**Task to complete**
Without the pictures, can you quote each line below exactly?

**Supplied information**
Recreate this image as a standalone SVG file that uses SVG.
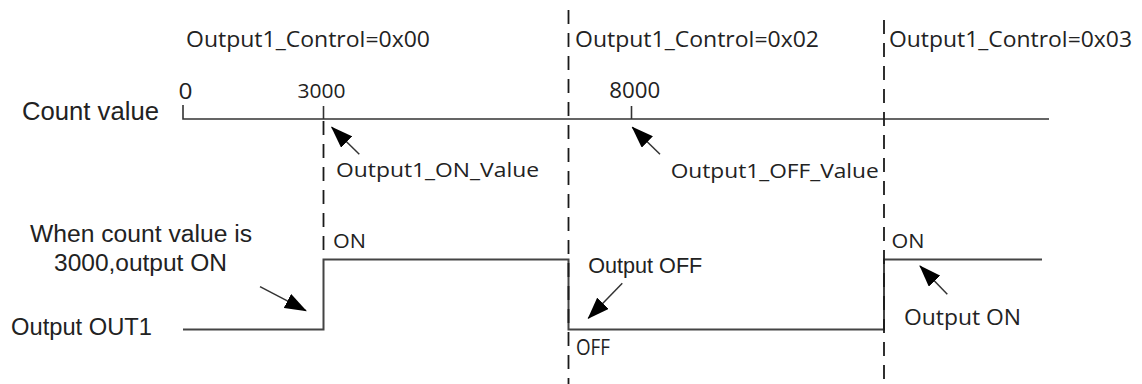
<svg xmlns="http://www.w3.org/2000/svg" width="1142" height="384" viewBox="0 0 1142 384">
  <style>
    .ya { font-family: "Open Sans", "Noto Sans", "DejaVu Sans", sans-serif; fill: #222; }
    .ar { font-family: "Liberation Sans", Arial, sans-serif; fill: #222; }
    .ln { stroke: #333; stroke-width: 1.6; fill: none; }
    .sig { stroke: #444; stroke-width: 2; fill: none; }
    .dash { stroke: #1a1a1a; stroke-width: 1.8; fill: none; stroke-dasharray: 14 9; }
    .arr { stroke: #333; stroke-width: 1.5; fill: none; marker-end: url(#head); }
  </style>
  <defs>
    <marker id="head" viewBox="0 0 22 16" refX="21" refY="8" markerWidth="22" markerHeight="16" markerUnits="userSpaceOnUse" orient="auto">
      <path d="M0,0 L22,8 L0,16 z" fill="#000"/>
    </marker>
  </defs>
  <rect width="1142" height="384" fill="#fff"/>

  <g id="axis">
    <path class="ln" d="M183,105 V119 H1049"/>
    <path class="ln" d="M323.5,106 V119"/>
    <path class="ln" d="M631.5,106 V119"/>
    <text class="ar" x="22" y="120" font-size="25" textLength="137" lengthAdjust="spacingAndGlyphs">Count value</text>
    <text class="ya" x="178.5" y="98.5" font-size="22" textLength="14" lengthAdjust="spacingAndGlyphs">0</text>
    <text class="ya" x="297.5" y="98.3" font-size="20" textLength="48" lengthAdjust="spacingAndGlyphs">3000</text>
    <text class="ya" x="609.3" y="98.3" font-size="21" textLength="51" lengthAdjust="spacingAndGlyphs">8000</text>
  </g>

  <g id="control-labels">
    <text class="ya" x="186" y="46.7" font-size="21.5" textLength="244" lengthAdjust="spacingAndGlyphs">Output1_Control=0x00</text>
    <text class="ya" x="575" y="46.7" font-size="21.5" textLength="244" lengthAdjust="spacingAndGlyphs">Output1_Control=0x02</text>
    <text class="ya" x="889" y="46.7" font-size="21.5" textLength="243" lengthAdjust="spacingAndGlyphs">Output1_Control=0x03</text>
  </g>

  <g id="signal">
    <path class="sig" d="M183,329.5 H323.5 V259.5 H568.5 V329.5 H884 V259.5 H1042"/>
    <text class="ar" x="11" y="335" font-size="23.5" textLength="141" lengthAdjust="spacingAndGlyphs">Output OUT1</text>
    <text class="ya" x="333" y="248.3" font-size="20.5" textLength="33" lengthAdjust="spacingAndGlyphs">ON</text>
    <text class="ya" x="576" y="355" font-size="21.5" textLength="34" lengthAdjust="spacingAndGlyphs">OFF</text>
    <text class="ya" x="891.5" y="248.3" font-size="20.5" textLength="33" lengthAdjust="spacingAndGlyphs">ON</text>
  </g>

  <g id="dividers">
    <path class="dash" d="M323.5,121 V259"/>
    <path class="dash" d="M568.5,10 V384"/>
    <path class="dash" d="M884,20 V384"/>
  </g>

  <g id="annotations">
    <text class="ya" x="336" y="177.3" font-size="20.5" textLength="203" lengthAdjust="spacingAndGlyphs">Output1_ON_Value</text>
    <text class="ya" x="670.7" y="178.3" font-size="20.5" textLength="208" lengthAdjust="spacingAndGlyphs">Output1_OFF_Value</text>
    <text class="ar" x="30" y="241.5" font-size="23.5" textLength="222" lengthAdjust="spacingAndGlyphs">When count value is</text>
    <text class="ar" x="54" y="271" font-size="23.5" textLength="173" lengthAdjust="spacingAndGlyphs">3000,output ON</text>
    <text class="ar" x="588.3" y="272.5" font-size="22" textLength="114" lengthAdjust="spacingAndGlyphs">Output OFF</text>
    <text class="ya" x="904" y="325" font-size="22" textLength="117" lengthAdjust="spacingAndGlyphs">Output ON</text>
  </g>

  <g id="connectors">
    <line class="arr" x1="359.3" y1="154.3" x2="331.7" y2="127.3"/>
    <line class="arr" x1="660" y1="154.3" x2="632.3" y2="127.3"/>
    <line class="arr" x1="260" y1="286.7" x2="306" y2="310.7"/>
    <line class="arr" x1="622.3" y1="283.3" x2="588.3" y2="318.3"/>
    <line class="arr" x1="947.3" y1="294.3" x2="920" y2="266"/>
  </g>
</svg>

**Result**
Recreate this image as a standalone SVG file that uses SVG.
<svg xmlns="http://www.w3.org/2000/svg" width="1142" height="384" viewBox="0 0 1142 384">
  <style>
    .ya { font-family: "Open Sans", "Noto Sans", "DejaVu Sans", sans-serif; fill: #222; }
    .ar { font-family: "Liberation Sans", Arial, sans-serif; fill: #222; }
    .ln { stroke: #333; stroke-width: 1.6; fill: none; }
    .sig { stroke: #444; stroke-width: 2; fill: none; }
    .dash { stroke: #1a1a1a; stroke-width: 1.8; fill: none; stroke-dasharray: 14 9; }
    .arr { stroke: #333; stroke-width: 1.5; fill: none; marker-end: url(#head); }
  </style>
  <defs>
    <marker id="head" viewBox="0 0 22 16" refX="21" refY="8" markerWidth="22" markerHeight="16" markerUnits="userSpaceOnUse" orient="auto">
      <path d="M0,0 L22,8 L0,16 z" fill="#000"/>
    </marker>
  </defs>
  <rect width="1142" height="384" fill="#fff"/>

  <g id="axis">
    <path class="ln" d="M183,105 V119 H1049"/>
    <path class="ln" d="M323.5,106 V119"/>
    <path class="ln" d="M631.5,106 V119"/>
    <text class="ar" x="22" y="120" font-size="25" textLength="137" lengthAdjust="spacingAndGlyphs">Count value</text>
    <text class="ya" x="178.5" y="98.5" font-size="22" textLength="14" lengthAdjust="spacingAndGlyphs">0</text>
    <text class="ya" x="297.5" y="98.3" font-size="20" textLength="48" lengthAdjust="spacingAndGlyphs">3000</text>
    <text class="ya" x="609.3" y="98.3" font-size="21" textLength="51" lengthAdjust="spacingAndGlyphs">8000</text>
  </g>

  <g id="control-labels">
    <text class="ya" x="186" y="46.7" font-size="21.5" textLength="244" lengthAdjust="spacingAndGlyphs">Output1_Control=0x00</text>
    <text class="ya" x="575" y="46.7" font-size="21.5" textLength="244" lengthAdjust="spacingAndGlyphs">Output1_Control=0x02</text>
    <text class="ya" x="889" y="46.7" font-size="21.5" textLength="243" lengthAdjust="spacingAndGlyphs">Output1_Control=0x03</text>
  </g>

  <g id="signal">
    <path class="sig" d="M183,329.5 H323.5 V259.5 H568.5 V329.5 H884 V259.5 H1042"/>
    <text class="ar" x="11" y="335" font-size="23.5" textLength="141" lengthAdjust="spacingAndGlyphs">Output OUT1</text>
    <text class="ya" x="333" y="248.3" font-size="20.5" textLength="33" lengthAdjust="spacingAndGlyphs">ON</text>
    <text class="ya" x="576" y="355" font-size="21.5" textLength="34" lengthAdjust="spacingAndGlyphs">OFF</text>
    <text class="ya" x="891.5" y="248.3" font-size="20.5" textLength="33" lengthAdjust="spacingAndGlyphs">ON</text>
  </g>

  <g id="dividers">
    <path class="dash" d="M323.5,121 V259"/>
    <path class="dash" d="M568.5,10 V384"/>
    <path class="dash" d="M884,20 V384"/>
  </g>

  <g id="annotations">
    <text class="ya" x="336" y="177.3" font-size="20.5" textLength="203" lengthAdjust="spacingAndGlyphs">Output1_ON_Value</text>
    <text class="ya" x="670.7" y="178.3" font-size="20.5" textLength="208" lengthAdjust="spacingAndGlyphs">Output1_OFF_Value</text>
    <text class="ar" x="30" y="241.5" font-size="23.5" textLength="222" lengthAdjust="spacingAndGlyphs">When count value is</text>
    <text class="ar" x="54" y="271" font-size="23.5" textLength="173" lengthAdjust="spacingAndGlyphs">3000,output ON</text>
    <text class="ar" x="588.3" y="272.5" font-size="22" textLength="114" lengthAdjust="spacingAndGlyphs">Output OFF</text>
    <text class="ya" x="904" y="325" font-size="22" textLength="117" lengthAdjust="spacingAndGlyphs">Output ON</text>
  </g>

  <g id="connectors">
    <line class="arr" x1="359.3" y1="154.3" x2="331.7" y2="127.3"/>
    <line class="arr" x1="660" y1="154.3" x2="632.3" y2="127.3"/>
    <line class="arr" x1="260" y1="286.7" x2="306" y2="310.7"/>
    <line class="arr" x1="622.3" y1="283.3" x2="588.3" y2="318.3"/>
    <line class="arr" x1="947.3" y1="294.3" x2="920" y2="266"/>
  </g>
</svg>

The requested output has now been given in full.